You do not NEED to get into YC to start a great/successful company. Just ask Mark Zuckerberg, Andrew Mason, Dennis Crowley, Aaron Patzer, Jaakko Iisalo (creator of Angry Birds) or scores of others. Look, I am with you – when we applied, I really really wanted to get in. And there is a magical quality to the Tuesday dinners and the entire experience. But it’s not a pre-requisite for being an entrepreneur.

The good news is that doing the Y Combinator application is a great way to think through your business. It forces you to give real answers to important questions that will impact your business which is useful even if you don’t get in YC. Force yourselves to give real (vs BS) answers to these questions.

Read Paul Grahams article’s on What Startups Are Really Like and Startups in 13 Sentences and see if what you’re doing and how you’re approaching your startup and the app are in line with these thoughts.

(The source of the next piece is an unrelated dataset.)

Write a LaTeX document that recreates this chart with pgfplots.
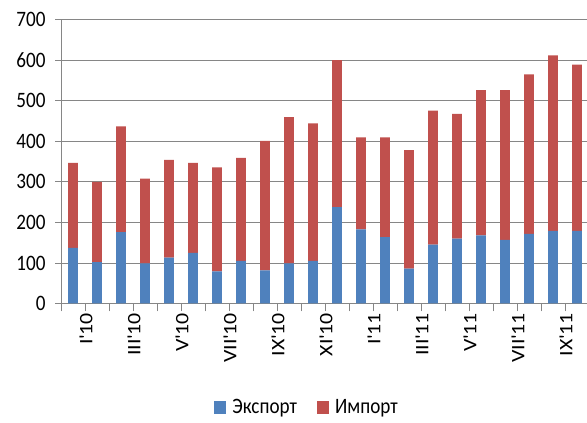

Make sure you are really ready to commit to the startup life. Being a founder is a tough road. You will likely fail, and even if you do succeed, it will take far more time and effort than you anticipate. Yet it can also be one of the most fulfilling things in the world.

You must believe to the core of your being that you have the right team and you will make this happen no matter what anyone, including YC, says.

Final thought:

PG has imaged YC as an institution for some time and now has begun talking about it. Like a Harvard or Stanford. Something with legacy that is not just about startups, but about bringing together smart, ambitious, hardworking people who add value to the world. This is a natural extension of his thought that startups should Be Good.

Show Y Combinator why they can’t afford to pass you up.